В своем действии оно могло быть несправедливым и произвольным. Но оно оставляло некоторых людей на свободе и спасало их жизни или их души. Частично из-за своей субъективности оно вызвало в последние годы определенную реакцию. Решения советов по досрочному освобождению также стали критиковаться за свою произвольность, слишком персонализированный подход, что несовместимо с системой правосудия и надлежащим процессом.

Еще более важна была реакция со стороны сторонников правопорядка. Буйный рост преступности пугает и бесит людей, что, впрочем, и должен делать; страх перед преступлением фокусирует внимание на любой части системы, которая может быть обвинена (все же несправедливо) в том, что она «нянчится с преступниками». Неопределенные приговоры основывались на своего рода вере в возможность реабилитации. По крайней мере некоторые заключенные должны были бы извлечь пользу из пребывания в тюрьме: тюремный опыт изменил бы их. Верно это было или нет, но сегодня вряд ли кто-то еще верит в это.
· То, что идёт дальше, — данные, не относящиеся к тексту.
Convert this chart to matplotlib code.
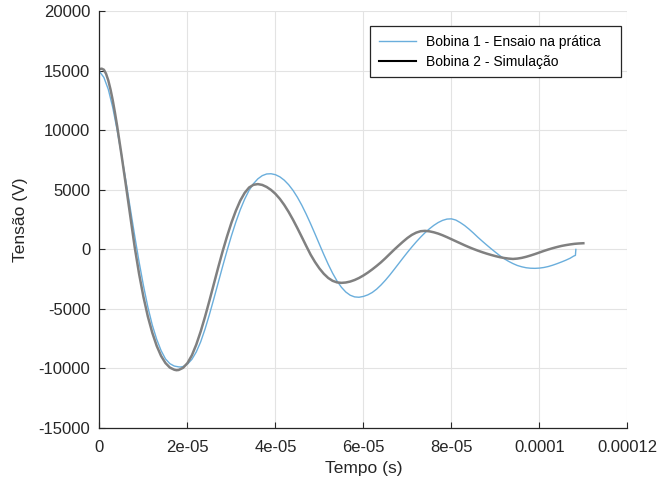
import numpy as np
import matplotlib
matplotlib.use("Agg")
from matplotlib import pyplot as plt
from matplotlib.lines import Line2D

plt.rcParams['font.family'] = ['Liberation Sans', 'DejaVu Sans']
plt.rcParams['axes.unicode_minus'] = False

# Bobina 1 - measured (time in microseconds, voltage in V)
t1_us = [0, 1, 2, 3, 4, 5, 6, 7, 8, 9, 10, 11, 12, 13, 14, 15, 16, 17, 18, 18.4,
         19, 20, 21, 22, 23, 24, 25, 26, 27, 28, 29, 30, 31, 32, 33, 34, 35, 36,
         37, 38, 39, 40, 41, 42, 43, 44, 45, 46, 47, 48, 49, 50, 51, 52, 53, 54,
         55, 56, 57, 58, 59, 60, 61, 62, 63, 64, 65, 66, 67, 68, 69, 70, 71, 72,
         73, 74, 75, 76, 77, 78, 79, 80, 81, 82, 83, 84, 85, 86, 87, 88, 89, 90,
         91, 92, 93, 94, 95, 96, 97, 98, 99, 100, 101, 102, 103, 104, 105, 106,
         107, 107.8, 108.2, 108.3]
v1 = [14950, 14450, 13450, 11950, 10050, 7950, 5750, 3450, 1150, -1050, -3050,
      -4850, -6350, -7550, -8500, -9200, -9600, -9800, -9870, -9880,
      -9840, -9640, -9240, -8620, -7770, -6690, -5460, -4140, -2780, -1420,
      -100, 1150, 2300, 3330, 4220, 4960, 5520, 5930, 6200, 6340, 6360,
      6280, 6100, 5820, 5440, 4960, 4380, 3710, 2960, 2150, 1300, 430, -430,
      -1250, -2000, -2650, -3180, -3580, -3850, -3990, -4020, -3950, -3820,
      -3620, -3340, -2990, -2590, -2150, -1680, -1200, -720, -250, 200, 630,
      1030, 1400, 1730, 2020, 2260, 2440, 2550, 2570, 2470, 2260, 2010,
      1710, 1380, 1030, 700, 380, 70, -230, -520, -780, -1000, -1190, -1350,
      -1460, -1540, -1580, -1590, -1570, -1520, -1440, -1330, -1200, -1060,
      -910, -740, -560, -500, 0]

# Bobina 2 - simulation
t2_us = [0, 0.5, 1, 1.5, 2, 2.5, 3, 3.5, 4, 5, 6, 7, 8, 9, 10, 11, 12, 13, 14,
         15, 16, 17, 17.5,
         18, 19, 20, 21, 22, 23, 24, 25, 26, 27, 28, 29, 30, 31, 32, 33, 34, 35,
         36, 37, 38, 39, 40, 41, 42, 43, 44, 45, 46, 47, 48, 49, 50, 51, 52, 53,
         54, 55, 56, 57, 58, 59, 60, 61, 62, 63, 64, 65, 66, 67, 68, 69, 70, 71,
         72, 73, 74, 75, 76, 77, 78, 79, 80, 81, 82, 83, 84, 85, 86, 87, 88, 89,
         90, 91, 92, 93, 94, 95, 96, 97, 98, 99, 100, 101, 102, 103, 104, 105,
         106, 107, 108, 109, 110]
v2 = [15150, 15190, 15100, 14750, 14200, 13450, 12550, 11520, 10400, 7950,
      5400, 2800, 200, -2050, -4000, -5650, -7000, -8100, -8950,
      -9550, -9930, -10110, -10150,
      -10130, -9950, -9550, -8900, -8000, -6900, -5650, -4300, -2900, -1500,
      -150, 1100, 2250, 3250, 4100, 4750, 5200, 5430, 5490, 5420, 5250, 5000,
      4670, 4250, 3740, 3150, 2490, 1780, 1040, 290, -440, -1060, -1600,
      -2050, -2400, -2640, -2770, -2810, -2780, -2700, -2570, -2400, -2190,
      -1950, -1680, -1390, -1080, -740, -380, -20, 320, 650, 960, 1220, 1410,
      1530, 1560, 1520, 1440, 1330, 1190, 1030, 860, 690, 520, 350, 190, 40,
      -100, -230, -350, -460, -560, -650, -720, -770, -800, -770, -710, -620,
      -510, -390, -260, -130, -10, 100, 200, 290, 360, 420, 470, 500, 520]

x_ticks = [0, 2e-05, 4e-05, 6e-05, 8e-05, 0.0001, 0.00012]
x_tick_labels = ["0", "2e-05", "4e-05", "6e-05", "8e-05", "0.0001", "0.00012"]
y_ticks = [-15000, -10000, -5000, 0, 5000, 10000, 15000, 20000]

t1 = np.array(t1_us) * 1e-6
t2 = np.array(t2_us) * 1e-6

fig = plt.figure(figsize=(6.7, 4.8), dpi=100)
ax = fig.add_axes([0.1485, 0.1085, 0.7878, 0.8677])

ax.plot(t1, v1, color='#6aaedc', linewidth=1.0)
ax.plot(t2, v2, color='#808080', linewidth=1.8)

ax.set_xlim(0, 0.00012)
ax.set_ylim(-15000, 20000)
ax.set_xticks(x_ticks)
ax.set_xticklabels(x_tick_labels)
ax.set_yticks(y_ticks)
ax.grid(True, color='#e3e3e3', linewidth=0.8)
ax.set_axisbelow(True)

for side in ['top', 'right']:
    ax.spines[side].set_visible(False)
for side in ['left', 'bottom']:
    ax.spines[side].set_color('#262626')
    ax.spines[side].set_linewidth(0.9)
ax.tick_params(direction='in', length=4, labelsize=12, colors='#262626',
               labelcolor='#262626')
ax.tick_params(axis='x', pad=9)
ax.tick_params(axis='y', pad=6.5)

ax.set_xlabel("Tempo (s)", fontsize=12.5, color='#262626', labelpad=4)
ax.set_ylabel("Tensão (V)", fontsize=12.5, color='#262626', labelpad=8)

# legend box stretched to a fixed width, entries left-aligned
handles = [Line2D([], [], color='#6aaedc', linewidth=1.0),
           Line2D([], [], color='black', linewidth=1.5)]
leg = ax.legend(handles, ["Bobina 1 - Ensaio na prática", "Bobina 2 - Simulação"],
                loc='upper left', bbox_to_anchor=(0.5125, 0.865, 0.4755, 0.1),
                mode='expand', fontsize=10, fancybox=False, framealpha=1,
                edgecolor='#262626', handlelength=2.66, handletextpad=0.72,
                borderpad=0.62, labelspacing=0.45, borderaxespad=0)
leg.get_frame().set_linewidth(0.9)

fig.savefig("out.png", dpi=100)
Сегодня люди требуют более жестких мер. Под этим подразумеваются более долгосрочные, категоричные приговоры. Калифорния среди других штатов уже избавилась от неопределенных приговоров. Освобождение на поруки тоже подвергается нападкам: Мэйн упразднил свои советы по условному заключению, то же сделал Иллинойс. Некоторые штаты стали применять систему окончательных приговоров за определенные преступления, настаивая, чтобы все преступники, использовавшие огнестрельное оружие, например, обязательно попадали за решетку. Как и программы по отмене договорных признаний вины, эти изменения в законе никогда не работают так, как это рекламировалось или ожидалось. Еще слишком рано говорить о том, как система определенных приговоров будет работать в таких штатах, как Калифорния. Сомнительно, однако, то, чтобы она повлияла на коэффициент преступности—хотя бы чуть-чуть.